ที่อยู่ Addressing the correct elasticit y to the appropriate appropriate question
ที่ถูกต้องกับคำถามที่เหมาะสมที่เหมาะสมรายงานนี้แสดงให้เห็นว่ามีความไวของความต้องการการเดินทางทางอากาศราคาและรายได้จะแตกต่างกันไปตามสถานการณ์ที่แตกต่างกัน ดังนั้นความยืดหยุ่นเหมาะสมที่จะใช้จะขึ้นอยู่กับระดับของการรวมและที่ตั้งของข้อเสนอนโยบายการขนส่งทางอากาศที่ This report shows how the sensitivity of air travel demand to prices and incomes can vary according to different situations. Therefore, the appropriate elasticity to use will depend upon the level of aggregation and the location of an air transport policy proposal. For example:
At the Route level.• To examine the impact of an increase in airport landing fees on a particular short-haul market in South America, the price elasticity would be derived as:
Base elasticity -1.4 (route)
multiplied by 1.25 (intra South America)
multiplied by 1.1 (short-haul multiplier)
which equals -1.93
A 10% rise in the airport landing fee would reduce passenger numbers on short-haul markets serving that airport by over 19%.
At the National level.• To look at the impact of the doubling of UK passenger tax on trans Atlantic traffic, the price elasticity would be derived as follows:
Base elasticity -0.8 (national)
multiplied by 1.2 (trans Atlantic geographical multiplier) which equals -0.96
For outbound traffic from the UK this implies the resulting 3.7% rise in the cost of long-haul travel will cut demand by 3.6%. For inbound traffic from N America the UK only represents a 20% market share, so while the UK will lose inbound tourists many will just be diverted to other destinations.
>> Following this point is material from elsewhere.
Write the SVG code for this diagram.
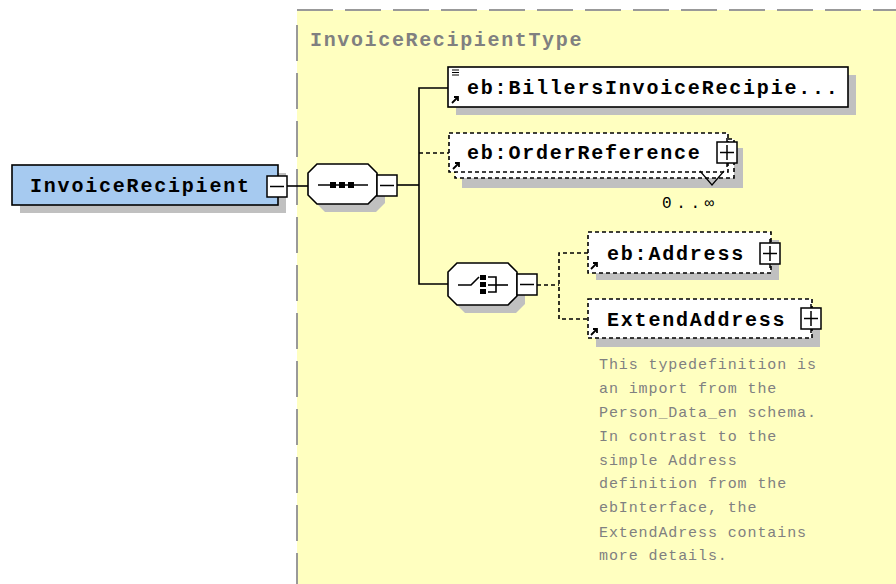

At the Supra-national level. • To look at the demand impacts of higher travel costs caused by extending the EU Emissions Trading Scheme just to intra-EU travel i.e. short-haul markets, the relevant price elasticity would be derived as follows:
Base elasticity -0.6 (supra-national) multiplied by 1.4 (intra-Europe geographic multiplier) multiplied by 1.1 (short-haul multiplier) which equals -0.92
So a 10% rise in intra-EU travel costs would lead to a relative inelastic 9.2% reduction in air travel.
Demand Elasticities and Environmental Policy
The focus of existing policy to reduce CO2 emissions from air travel has been on trying to manage air travel demand by raising the price of travel for passengers. Even the recent debate on emissions trading in Europe has focused on the costs it will impose on airlines and their passengers.
The results contained in this report show that policies that aim to reduce emissions by managing demand, through raising the price of air travel, are likely to fail. Tourists are shown to be very sensitive to prices for air travel on competing airlines or to alternative destinations. However, at the national or supra-national level these choices cancel each other out and the overall market is much less sensitive to the cost of air travel. It is economic growth and incomes that are found to have been the key drivers of air travel demand, and those drivers are expected to remain particularly strong in the developing markets of Asia. Decoupling emissions from travel growth needs to focus not on demand management but on mechanisms to bring about emission reduction measures from technology, infrastructure and operations.
Climate policies will need to focus on creating incentives where there can be effective investment in emissions reductions. The major potential would appear to be on decoupling emissions from travel growth, through supply-side innovations, rather than trying to manage demand through raising the price of travel.
There is a need to look beyond rudimentary economic instruments (e.g. passenger taxes) that seek to manage demand by raising the price of travel for the passenger in order to incentivise effectively the various players along the air transport value chain who can invest in emission reduction.
IATA’s four pillar climate strategy12, which was endorsed by the Assembly of the International Civil Aviation Organisation in 2007, focuses action on emission reduction measures from technology, infrastructure, operations and those brought about by well designed economic instruments.